> [Challenge] Write out the opening lines of the data word for word, up to and including the line with "import * as echarts from 'echarts';", and leave every picture and every later line out.

> [Information provided]
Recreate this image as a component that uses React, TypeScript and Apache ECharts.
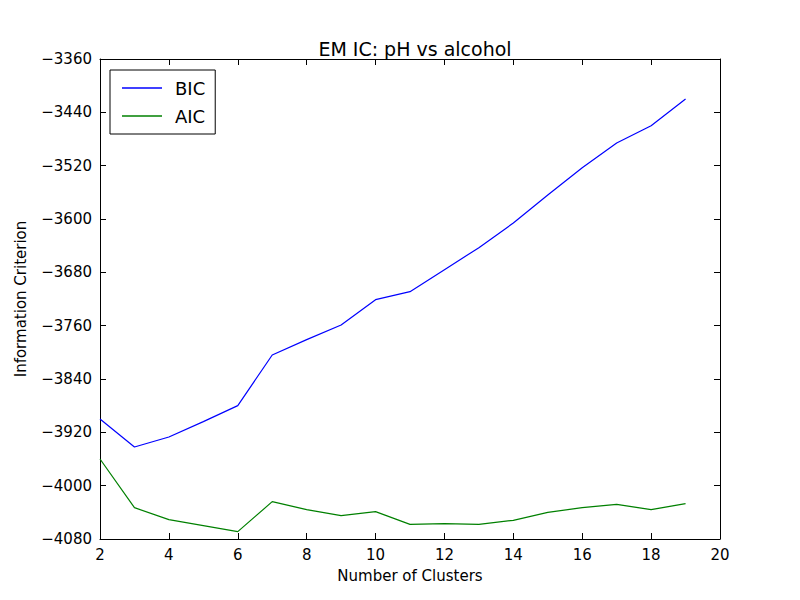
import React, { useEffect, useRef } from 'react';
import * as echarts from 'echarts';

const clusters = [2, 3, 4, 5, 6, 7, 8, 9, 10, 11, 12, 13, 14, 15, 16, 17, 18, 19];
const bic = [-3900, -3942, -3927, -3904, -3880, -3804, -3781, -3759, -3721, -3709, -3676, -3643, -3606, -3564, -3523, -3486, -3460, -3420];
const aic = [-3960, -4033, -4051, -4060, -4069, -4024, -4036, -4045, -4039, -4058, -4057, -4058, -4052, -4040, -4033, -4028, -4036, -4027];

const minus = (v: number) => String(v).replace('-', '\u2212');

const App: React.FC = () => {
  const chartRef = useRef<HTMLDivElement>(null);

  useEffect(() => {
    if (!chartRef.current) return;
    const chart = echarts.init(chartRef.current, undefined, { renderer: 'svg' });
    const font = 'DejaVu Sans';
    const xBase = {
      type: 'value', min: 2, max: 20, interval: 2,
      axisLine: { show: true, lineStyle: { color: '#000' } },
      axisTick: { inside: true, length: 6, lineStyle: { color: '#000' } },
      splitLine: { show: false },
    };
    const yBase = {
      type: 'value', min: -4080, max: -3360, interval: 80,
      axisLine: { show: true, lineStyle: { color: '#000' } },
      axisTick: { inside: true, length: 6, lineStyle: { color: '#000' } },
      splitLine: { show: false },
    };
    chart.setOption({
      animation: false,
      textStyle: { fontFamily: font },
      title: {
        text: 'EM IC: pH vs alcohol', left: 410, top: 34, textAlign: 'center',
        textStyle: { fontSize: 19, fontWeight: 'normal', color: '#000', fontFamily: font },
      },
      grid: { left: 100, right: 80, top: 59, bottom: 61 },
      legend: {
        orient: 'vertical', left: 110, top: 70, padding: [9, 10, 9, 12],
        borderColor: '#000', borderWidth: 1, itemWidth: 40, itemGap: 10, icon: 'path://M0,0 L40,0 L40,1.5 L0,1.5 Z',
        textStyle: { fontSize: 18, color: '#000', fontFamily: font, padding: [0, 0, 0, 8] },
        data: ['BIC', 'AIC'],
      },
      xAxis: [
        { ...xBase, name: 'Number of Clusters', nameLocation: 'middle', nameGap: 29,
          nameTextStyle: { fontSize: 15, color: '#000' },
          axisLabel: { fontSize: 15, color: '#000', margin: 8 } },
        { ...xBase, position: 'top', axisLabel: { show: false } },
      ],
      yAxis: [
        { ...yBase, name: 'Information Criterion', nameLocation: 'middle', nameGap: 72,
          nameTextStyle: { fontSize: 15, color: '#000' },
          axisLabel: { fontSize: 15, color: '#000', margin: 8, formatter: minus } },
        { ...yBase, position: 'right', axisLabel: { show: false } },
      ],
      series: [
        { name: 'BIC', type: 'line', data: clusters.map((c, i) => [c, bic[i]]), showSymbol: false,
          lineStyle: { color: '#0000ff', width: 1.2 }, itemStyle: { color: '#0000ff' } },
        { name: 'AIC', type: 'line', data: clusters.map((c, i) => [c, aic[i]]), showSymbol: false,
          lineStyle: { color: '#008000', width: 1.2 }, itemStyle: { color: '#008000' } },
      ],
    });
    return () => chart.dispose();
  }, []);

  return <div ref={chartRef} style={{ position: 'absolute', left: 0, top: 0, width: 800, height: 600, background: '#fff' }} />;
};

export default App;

> [Solution for this exercise]
Recreate this image as a component that uses React, TypeScript and Apache ECharts.
import React, { useEffect, useRef } from 'react';
import * as echarts from 'echarts';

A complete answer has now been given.